I. Der Antrag des Antragsgegners, ihm gegen die Versäumung der Beschwerdefrist Wiedereinsetzung in den vorherigen Stand zu gewähren, wird zurückgewiesen.

II. Die sofortige Beschwerde wird als unzulässig verworfen.

III. Der Antragsgegner hat die Kosten des Beschwerdeverfahrens zu tragen.

IV. Die Rechtsbeschwerde wird nicht zugelassen.

V. Der Verfahrenswert für das Beschwerdeverfahren wird auf 500 EUR festgesetzt.

 

Gründe

Der Antragsgegner wendet sich mit seinem Rechtsmittel gegen die Festsetzung einer Ordnungsgeldes, ersatzweise Ordnungshaft, zum Zwecke der Durchsetzung einer im vorausgegangenen Verfahren 2 F 235/11 ergangenen Umgangsregelung.

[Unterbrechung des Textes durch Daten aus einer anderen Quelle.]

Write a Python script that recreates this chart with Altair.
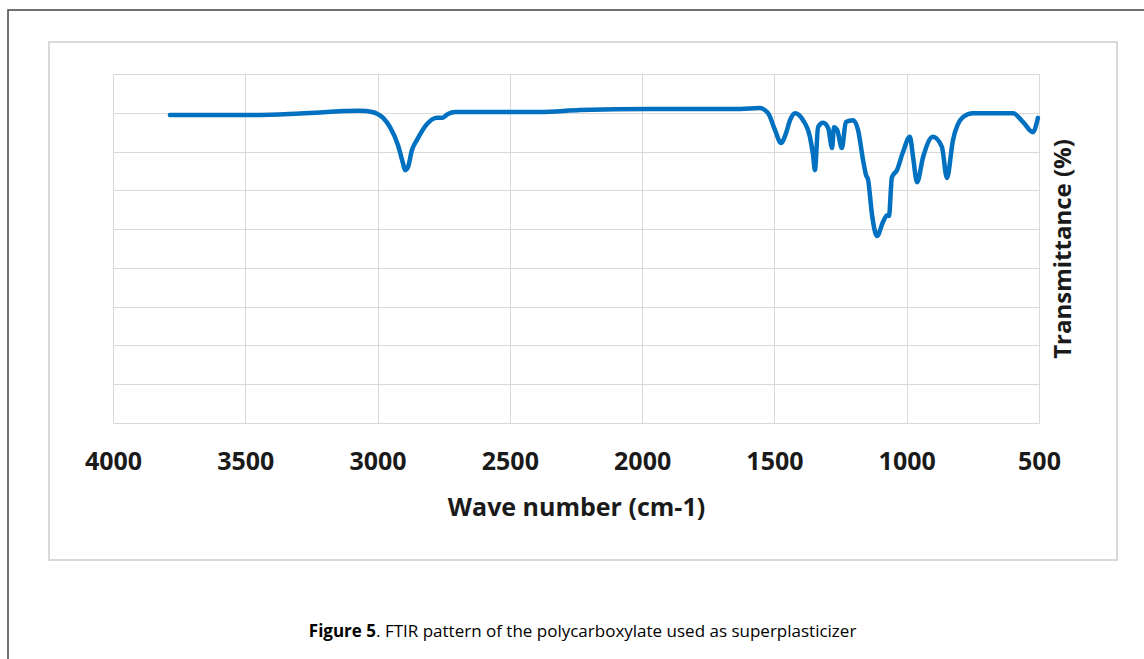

Mit der Begründung, der Antragsgegner habe hiergegen schuldhaft verstoßen, hat die Antragstellerin die Festsetzung eines Ordnungsgeldes beantragt. Mit dem angefochtenen Beschluss hat das Familiengericht gegen den Vater ein Ordnungsgeld i.H.v. 500 EUR, ersatzweise Ordnungshaft, angeordnet. Die dem Beschluss angefügte Rechtsmittelbelehrung weist u.a. auf das Rechtsmittel der Beschwerde hin. Weiter heißt es:

"Die Beschwerde ist binnen einer Frist von einem Monat bei dem ... einzulegen".

Der Beschluss ist dem Verfahrensbevollmächtigten des Antragsgegners am 26.10.2012 zugestellt worden. Mit am 26.11.2012 eingegangenem Schriftsatz vom selben Tag hat er Beschwerde eingelegt. Nach Hinweis auf § 87 Abs. 4 FamFG durch den Senat verweist der Verfahrensbevollmächtigten des Antragsgegners auf die vom Familiengericht erteilte Rechtsmittelbelehrung.

II. Die Beschwerde ist als unzulässig zu verwerfen, da sie nicht innerhalb der 2-Wochen-Frist der §§ 87 Abs. 4 FamFG, 569 Abs. 1 Satz 1 ZPO eingelegt worden ist und Wiedereinsetzung in die versäumte Frist nicht gewährt werden kann.

1. Zunächst ist die Frist zur Einlegung der Beschwerde, die gem. §§ 87 Abs. 4 FamFG, 569 Abs. 1 Satz 1 ZPO zwei Wochen beträgt, versäumt. Denn nach Zustellung der angefochtenen Entscheidung am 26.10.2012 ist die Rechtsmittelschrift erst einen Monat später am 26.11.2012 bei Gericht eingegangen. Somit ist die Beschwerdefrist nicht gewahrt.

2. Dem Antragsgegner kann auch keine Wiedereinsetzung gegen die Versäumung der Frist gewährt werden. Ihm ist vielmehr (Mit-) verschulden seines Verfahrensbevollmächtigten nach §§ 11 Satz 5 FamFG, 85 Abs. 2 ZPO zuzurechnen. Zunächst wertet der Senat den Hinweis auf die unrichtige Rechtsmittelbelehrung durch das Familiengericht als Wiedereinsetzungsantrag.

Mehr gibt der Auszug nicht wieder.